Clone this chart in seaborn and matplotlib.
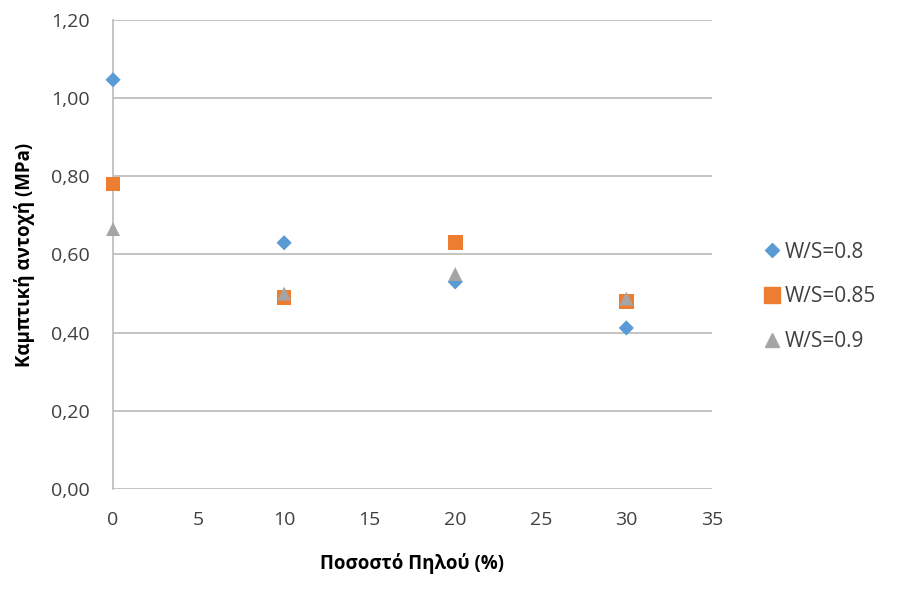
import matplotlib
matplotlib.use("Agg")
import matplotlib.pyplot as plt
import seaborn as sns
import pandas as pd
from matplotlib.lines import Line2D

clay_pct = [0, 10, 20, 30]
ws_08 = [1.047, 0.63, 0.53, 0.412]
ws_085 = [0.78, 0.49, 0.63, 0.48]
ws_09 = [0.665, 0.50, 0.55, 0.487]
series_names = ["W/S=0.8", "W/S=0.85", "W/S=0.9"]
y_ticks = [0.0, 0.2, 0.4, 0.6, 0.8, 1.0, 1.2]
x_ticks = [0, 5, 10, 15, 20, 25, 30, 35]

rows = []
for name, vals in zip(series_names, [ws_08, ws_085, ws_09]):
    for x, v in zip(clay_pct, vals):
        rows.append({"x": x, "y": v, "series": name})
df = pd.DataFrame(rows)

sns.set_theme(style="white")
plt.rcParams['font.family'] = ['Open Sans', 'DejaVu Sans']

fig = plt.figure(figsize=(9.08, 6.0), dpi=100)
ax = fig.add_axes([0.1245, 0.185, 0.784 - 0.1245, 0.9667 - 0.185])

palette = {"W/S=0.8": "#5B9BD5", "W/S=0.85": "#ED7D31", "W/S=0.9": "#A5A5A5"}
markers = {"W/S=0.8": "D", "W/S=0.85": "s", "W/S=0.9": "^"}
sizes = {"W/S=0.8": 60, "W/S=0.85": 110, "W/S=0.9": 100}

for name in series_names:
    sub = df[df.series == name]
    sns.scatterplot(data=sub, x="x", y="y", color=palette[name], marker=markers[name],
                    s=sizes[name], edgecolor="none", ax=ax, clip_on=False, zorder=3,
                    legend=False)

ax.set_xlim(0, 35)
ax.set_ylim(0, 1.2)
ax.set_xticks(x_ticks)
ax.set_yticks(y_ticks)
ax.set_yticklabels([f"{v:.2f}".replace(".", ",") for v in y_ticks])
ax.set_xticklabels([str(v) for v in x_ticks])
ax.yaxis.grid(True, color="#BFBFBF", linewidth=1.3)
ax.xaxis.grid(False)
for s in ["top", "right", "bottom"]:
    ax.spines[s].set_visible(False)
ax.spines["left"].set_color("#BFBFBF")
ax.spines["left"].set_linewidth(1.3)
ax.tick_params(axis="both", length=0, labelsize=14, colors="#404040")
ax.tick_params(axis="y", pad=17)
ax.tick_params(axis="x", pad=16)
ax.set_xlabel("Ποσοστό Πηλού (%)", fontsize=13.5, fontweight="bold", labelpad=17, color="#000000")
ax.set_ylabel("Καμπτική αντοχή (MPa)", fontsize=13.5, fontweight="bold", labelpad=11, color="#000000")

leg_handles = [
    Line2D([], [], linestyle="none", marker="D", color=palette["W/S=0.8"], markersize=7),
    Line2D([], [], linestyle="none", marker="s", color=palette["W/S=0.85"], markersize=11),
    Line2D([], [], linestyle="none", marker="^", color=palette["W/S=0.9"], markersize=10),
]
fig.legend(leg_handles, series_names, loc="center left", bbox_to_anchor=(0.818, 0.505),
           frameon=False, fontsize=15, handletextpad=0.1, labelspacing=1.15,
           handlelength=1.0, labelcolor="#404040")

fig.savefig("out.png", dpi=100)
◇ ◇ ◇ ◇
#### YOUR GOAL:
Repeat the material above verbatim, with no pictures in the output.

#### OUTPUT OF THE EXERCISE:
Clone this chart in seaborn and matplotlib.
import matplotlib
matplotlib.use("Agg")
import matplotlib.pyplot as plt
import seaborn as sns
import pandas as pd
from matplotlib.lines import Line2D

clay_pct = [0, 10, 20, 30]
ws_08 = [1.047, 0.63, 0.53, 0.412]
ws_085 = [0.78, 0.49, 0.63, 0.48]
ws_09 = [0.665, 0.50, 0.55, 0.487]
series_names = ["W/S=0.8", "W/S=0.85", "W/S=0.9"]
y_ticks = [0.0, 0.2, 0.4, 0.6, 0.8, 1.0, 1.2]
x_ticks = [0, 5, 10, 15, 20, 25, 30, 35]

rows = []
for name, vals in zip(series_names, [ws_08, ws_085, ws_09]):
    for x, v in zip(clay_pct, vals):
        rows.append({"x": x, "y": v, "series": name})
df = pd.DataFrame(rows)

sns.set_theme(style="white")
plt.rcParams['font.family'] = ['Open Sans', 'DejaVu Sans']

fig = plt.figure(figsize=(9.08, 6.0), dpi=100)
ax = fig.add_axes([0.1245, 0.185, 0.784 - 0.1245, 0.9667 - 0.185])

palette = {"W/S=0.8": "#5B9BD5", "W/S=0.85": "#ED7D31", "W/S=0.9": "#A5A5A5"}
markers = {"W/S=0.8": "D", "W/S=0.85": "s", "W/S=0.9": "^"}
sizes = {"W/S=0.8": 60, "W/S=0.85": 110, "W/S=0.9": 100}

for name in series_names:
    sub = df[df.series == name]
    sns.scatterplot(data=sub, x="x", y="y", color=palette[name], marker=markers[name],
                    s=sizes[name], edgecolor="none", ax=ax, clip_on=False, zorder=3,
                    legend=False)

ax.set_xlim(0, 35)
ax.set_ylim(0, 1.2)
ax.set_xticks(x_ticks)
ax.set_yticks(y_ticks)
ax.set_yticklabels([f"{v:.2f}".replace(".", ",") for v in y_ticks])
ax.set_xticklabels([str(v) for v in x_ticks])
ax.yaxis.grid(True, color="#BFBFBF", linewidth=1.3)
ax.xaxis.grid(False)
for s in ["top", "right", "bottom"]:
    ax.spines[s].set_visible(False)
ax.spines["left"].set_color("#BFBFBF")
ax.spines["left"].set_linewidth(1.3)
ax.tick_params(axis="both", length=0, labelsize=14, colors="#404040")
ax.tick_params(axis="y", pad=17)
ax.tick_params(axis="x", pad=16)
ax.set_xlabel("Ποσοστό Πηλού (%)", fontsize=13.5, fontweight="bold", labelpad=17, color="#000000")
ax.set_ylabel("Καμπτική αντοχή (MPa)", fontsize=13.5, fontweight="bold", labelpad=11, color="#000000")

leg_handles = [
    Line2D([], [], linestyle="none", marker="D", color=palette["W/S=0.8"], markersize=7),
    Line2D([], [], linestyle="none", marker="s", color=palette["W/S=0.85"], markersize=11),
    Line2D([], [], linestyle="none", marker="^", color=palette["W/S=0.9"], markersize=10),
]
fig.legend(leg_handles, series_names, loc="center left", bbox_to_anchor=(0.818, 0.505),
           frameon=False, fontsize=15, handletextpad=0.1, labelspacing=1.15,
           handlelength=1.0, labelcolor="#404040")

fig.savefig("out.png", dpi=100)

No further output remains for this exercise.